START

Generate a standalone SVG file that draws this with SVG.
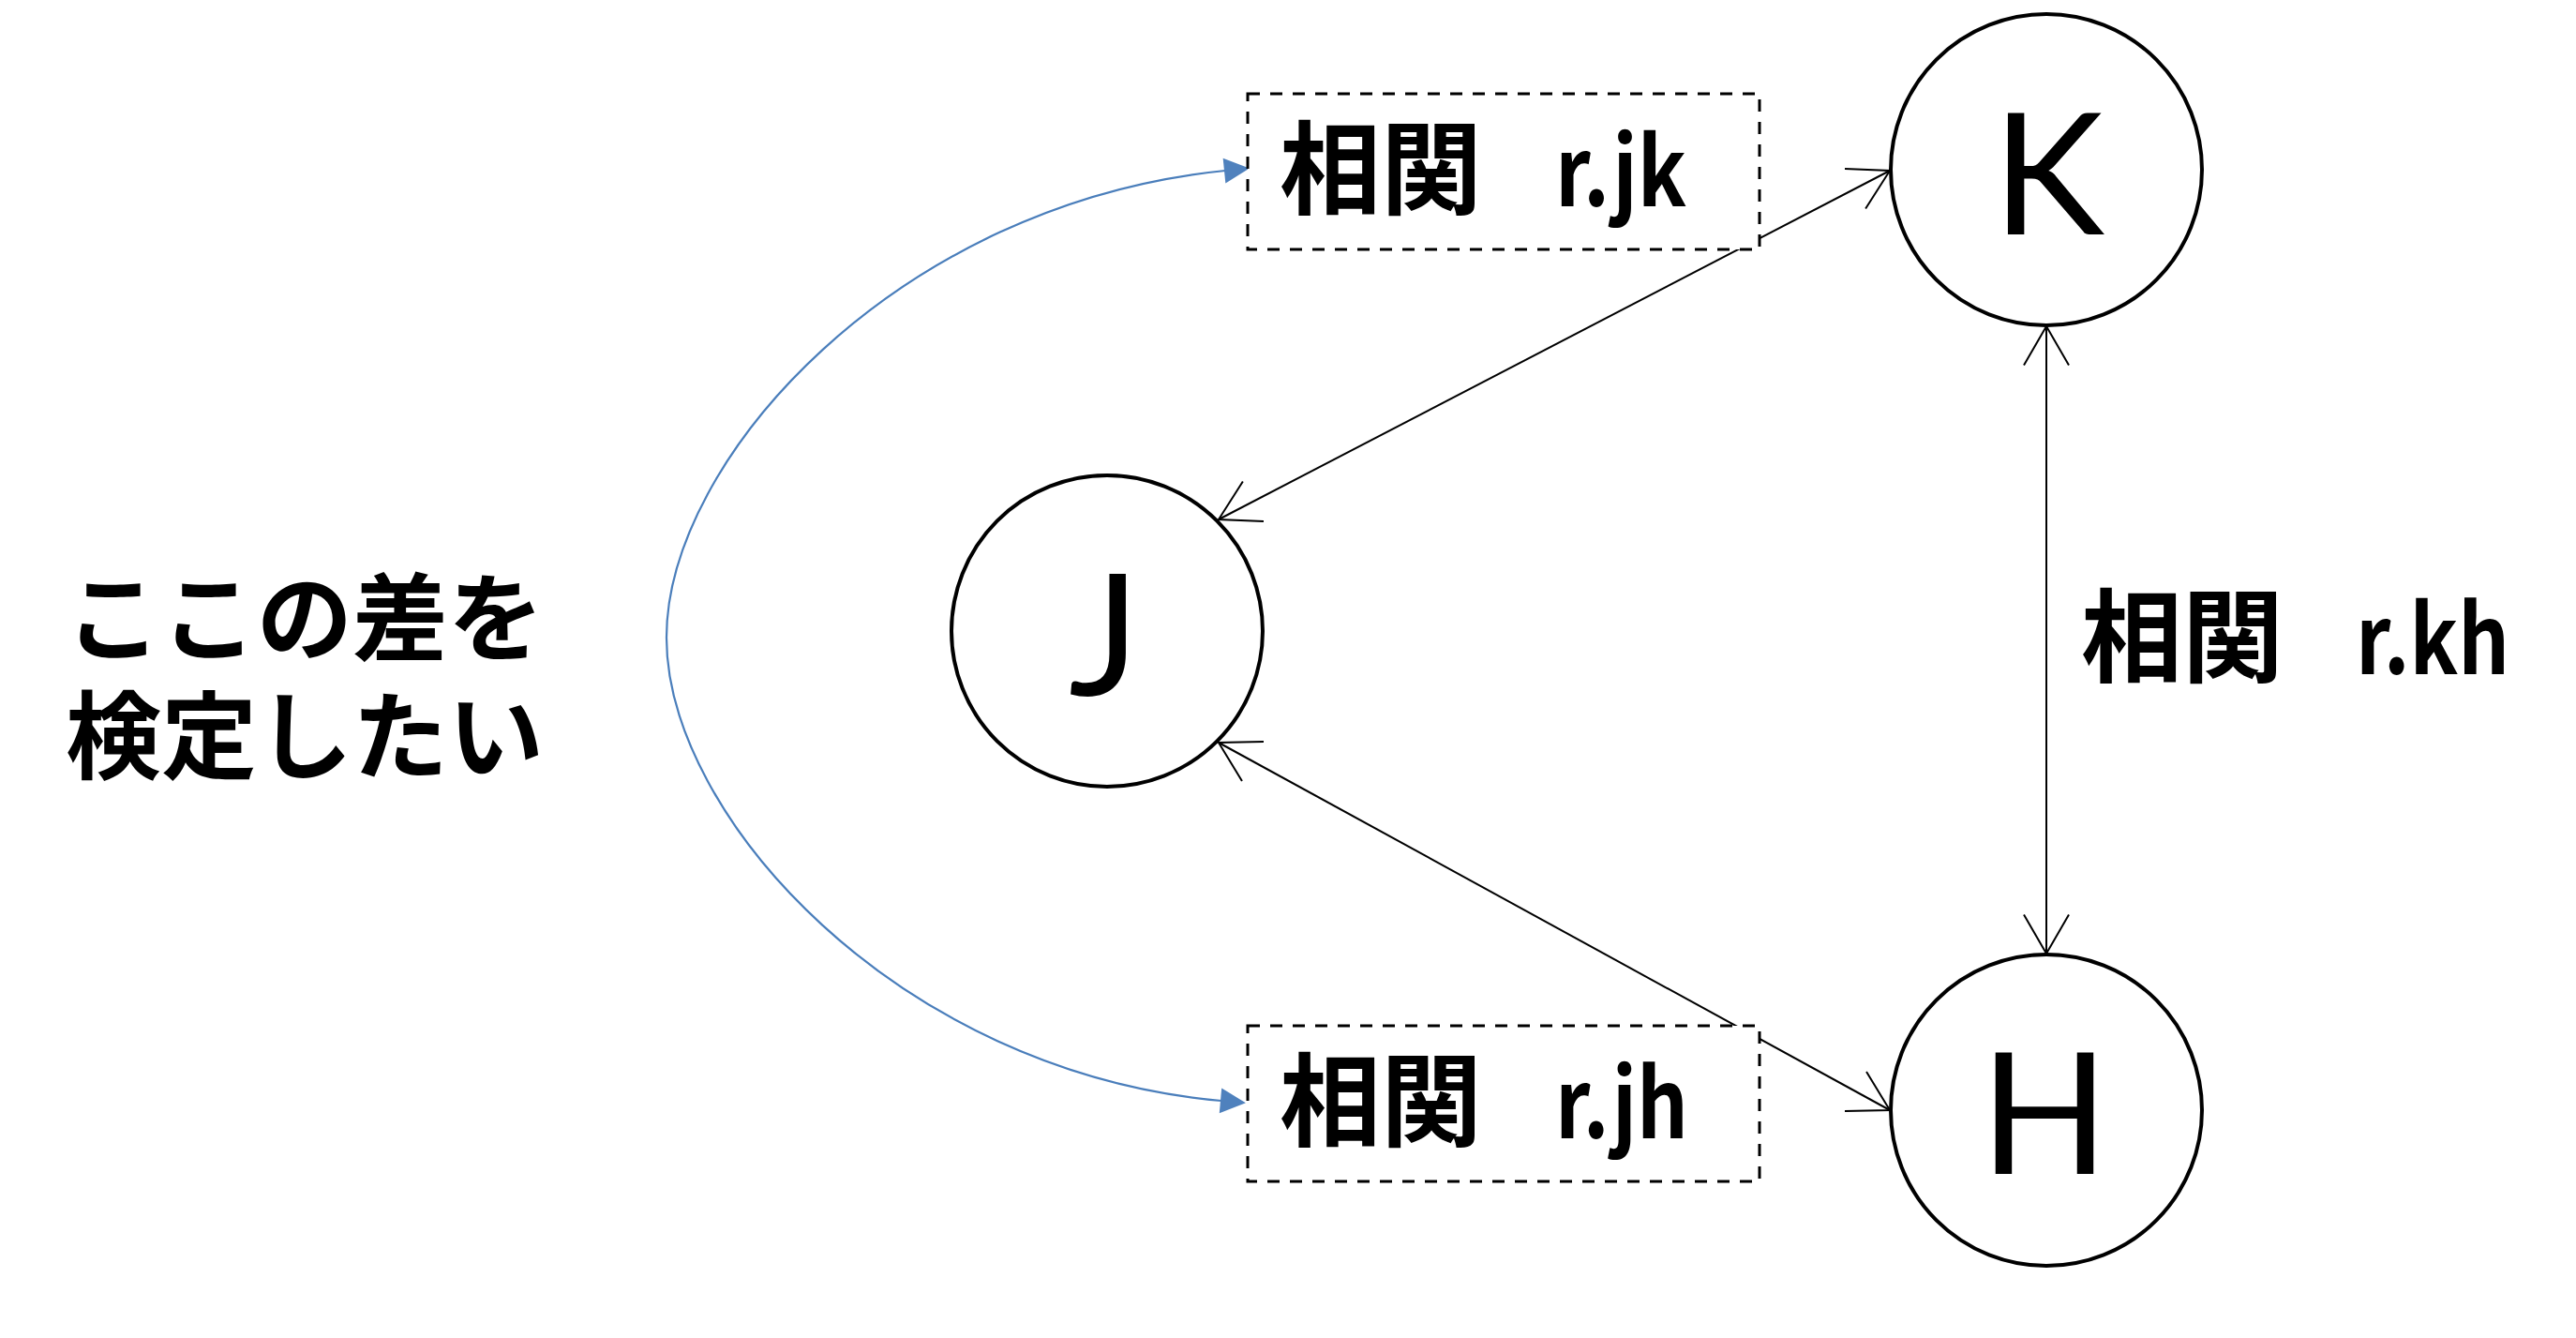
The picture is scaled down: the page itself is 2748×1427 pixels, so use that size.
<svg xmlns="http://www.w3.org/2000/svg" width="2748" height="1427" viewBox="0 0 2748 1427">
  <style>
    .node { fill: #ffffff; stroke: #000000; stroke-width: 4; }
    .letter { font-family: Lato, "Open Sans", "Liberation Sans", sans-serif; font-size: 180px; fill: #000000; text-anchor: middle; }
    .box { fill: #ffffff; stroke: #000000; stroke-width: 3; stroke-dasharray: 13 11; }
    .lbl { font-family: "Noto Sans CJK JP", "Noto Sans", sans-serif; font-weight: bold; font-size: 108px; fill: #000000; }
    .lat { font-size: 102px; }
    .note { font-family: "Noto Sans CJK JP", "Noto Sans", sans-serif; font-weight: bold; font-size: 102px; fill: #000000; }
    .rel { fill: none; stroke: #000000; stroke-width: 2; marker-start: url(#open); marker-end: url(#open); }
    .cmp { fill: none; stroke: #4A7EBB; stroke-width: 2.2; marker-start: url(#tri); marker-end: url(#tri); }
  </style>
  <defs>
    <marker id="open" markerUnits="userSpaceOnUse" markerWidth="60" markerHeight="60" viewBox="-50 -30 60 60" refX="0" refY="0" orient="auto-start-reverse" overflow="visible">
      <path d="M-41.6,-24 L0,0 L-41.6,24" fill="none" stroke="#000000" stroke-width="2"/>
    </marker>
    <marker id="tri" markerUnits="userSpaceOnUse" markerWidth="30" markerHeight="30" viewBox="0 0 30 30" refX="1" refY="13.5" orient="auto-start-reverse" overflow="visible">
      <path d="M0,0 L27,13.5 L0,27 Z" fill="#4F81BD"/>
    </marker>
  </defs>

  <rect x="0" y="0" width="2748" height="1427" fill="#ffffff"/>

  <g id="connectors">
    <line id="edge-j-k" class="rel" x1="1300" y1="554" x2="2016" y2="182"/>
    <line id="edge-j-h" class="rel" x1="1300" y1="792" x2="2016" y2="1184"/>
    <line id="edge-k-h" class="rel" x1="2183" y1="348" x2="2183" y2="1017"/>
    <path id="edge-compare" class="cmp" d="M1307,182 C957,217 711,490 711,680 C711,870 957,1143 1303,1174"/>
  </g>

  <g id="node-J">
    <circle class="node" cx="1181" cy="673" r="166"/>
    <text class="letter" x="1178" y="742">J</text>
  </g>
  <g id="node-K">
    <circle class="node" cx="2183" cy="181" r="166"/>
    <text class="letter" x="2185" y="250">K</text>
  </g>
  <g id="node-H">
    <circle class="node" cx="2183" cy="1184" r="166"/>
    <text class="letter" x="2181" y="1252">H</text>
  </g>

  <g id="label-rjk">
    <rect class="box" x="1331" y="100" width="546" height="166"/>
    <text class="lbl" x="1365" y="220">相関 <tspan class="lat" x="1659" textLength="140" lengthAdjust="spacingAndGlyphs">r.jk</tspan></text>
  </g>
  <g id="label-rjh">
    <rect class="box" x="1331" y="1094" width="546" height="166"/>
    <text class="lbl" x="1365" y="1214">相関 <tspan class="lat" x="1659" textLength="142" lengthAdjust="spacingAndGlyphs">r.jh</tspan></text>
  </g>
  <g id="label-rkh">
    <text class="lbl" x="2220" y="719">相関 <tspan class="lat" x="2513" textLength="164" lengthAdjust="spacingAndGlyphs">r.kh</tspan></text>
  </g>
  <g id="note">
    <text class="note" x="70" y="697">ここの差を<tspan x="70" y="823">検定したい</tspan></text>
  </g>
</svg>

END

§ GIVEN PROBLEM: Reproduce the material word for word, minus the images.

§ TASK RESPONSE:
Generate a standalone SVG file that draws this with SVG.
The picture is scaled down: the page itself is 2748×1427 pixels, so use that size.
<svg xmlns="http://www.w3.org/2000/svg" width="2748" height="1427" viewBox="0 0 2748 1427">
  <style>
    .node { fill: #ffffff; stroke: #000000; stroke-width: 4; }
    .letter { font-family: Lato, "Open Sans", "Liberation Sans", sans-serif; font-size: 180px; fill: #000000; text-anchor: middle; }
    .box { fill: #ffffff; stroke: #000000; stroke-width: 3; stroke-dasharray: 13 11; }
    .lbl { font-family: "Noto Sans CJK JP", "Noto Sans", sans-serif; font-weight: bold; font-size: 108px; fill: #000000; }
    .lat { font-size: 102px; }
    .note { font-family: "Noto Sans CJK JP", "Noto Sans", sans-serif; font-weight: bold; font-size: 102px; fill: #000000; }
    .rel { fill: none; stroke: #000000; stroke-width: 2; marker-start: url(#open); marker-end: url(#open); }
    .cmp { fill: none; stroke: #4A7EBB; stroke-width: 2.2; marker-start: url(#tri); marker-end: url(#tri); }
  </style>
  <defs>
    <marker id="open" markerUnits="userSpaceOnUse" markerWidth="60" markerHeight="60" viewBox="-50 -30 60 60" refX="0" refY="0" orient="auto-start-reverse" overflow="visible">
      <path d="M-41.6,-24 L0,0 L-41.6,24" fill="none" stroke="#000000" stroke-width="2"/>
    </marker>
    <marker id="tri" markerUnits="userSpaceOnUse" markerWidth="30" markerHeight="30" viewBox="0 0 30 30" refX="1" refY="13.5" orient="auto-start-reverse" overflow="visible">
      <path d="M0,0 L27,13.5 L0,27 Z" fill="#4F81BD"/>
    </marker>
  </defs>

  <rect x="0" y="0" width="2748" height="1427" fill="#ffffff"/>

  <g id="connectors">
    <line id="edge-j-k" class="rel" x1="1300" y1="554" x2="2016" y2="182"/>
    <line id="edge-j-h" class="rel" x1="1300" y1="792" x2="2016" y2="1184"/>
    <line id="edge-k-h" class="rel" x1="2183" y1="348" x2="2183" y2="1017"/>
    <path id="edge-compare" class="cmp" d="M1307,182 C957,217 711,490 711,680 C711,870 957,1143 1303,1174"/>
  </g>

  <g id="node-J">
    <circle class="node" cx="1181" cy="673" r="166"/>
    <text class="letter" x="1178" y="742">J</text>
  </g>
  <g id="node-K">
    <circle class="node" cx="2183" cy="181" r="166"/>
    <text class="letter" x="2185" y="250">K</text>
  </g>
  <g id="node-H">
    <circle class="node" cx="2183" cy="1184" r="166"/>
    <text class="letter" x="2181" y="1252">H</text>
  </g>

  <g id="label-rjk">
    <rect class="box" x="1331" y="100" width="546" height="166"/>
    <text class="lbl" x="1365" y="220">相関 <tspan class="lat" x="1659" textLength="140" lengthAdjust="spacingAndGlyphs">r.jk</tspan></text>
  </g>
  <g id="label-rjh">
    <rect class="box" x="1331" y="1094" width="546" height="166"/>
    <text class="lbl" x="1365" y="1214">相関 <tspan class="lat" x="1659" textLength="142" lengthAdjust="spacingAndGlyphs">r.jh</tspan></text>
  </g>
  <g id="label-rkh">
    <text class="lbl" x="2220" y="719">相関 <tspan class="lat" x="2513" textLength="164" lengthAdjust="spacingAndGlyphs">r.kh</tspan></text>
  </g>
  <g id="note">
    <text class="note" x="70" y="697">ここの差を<tspan x="70" y="823">検定したい</tspan></text>
  </g>
</svg>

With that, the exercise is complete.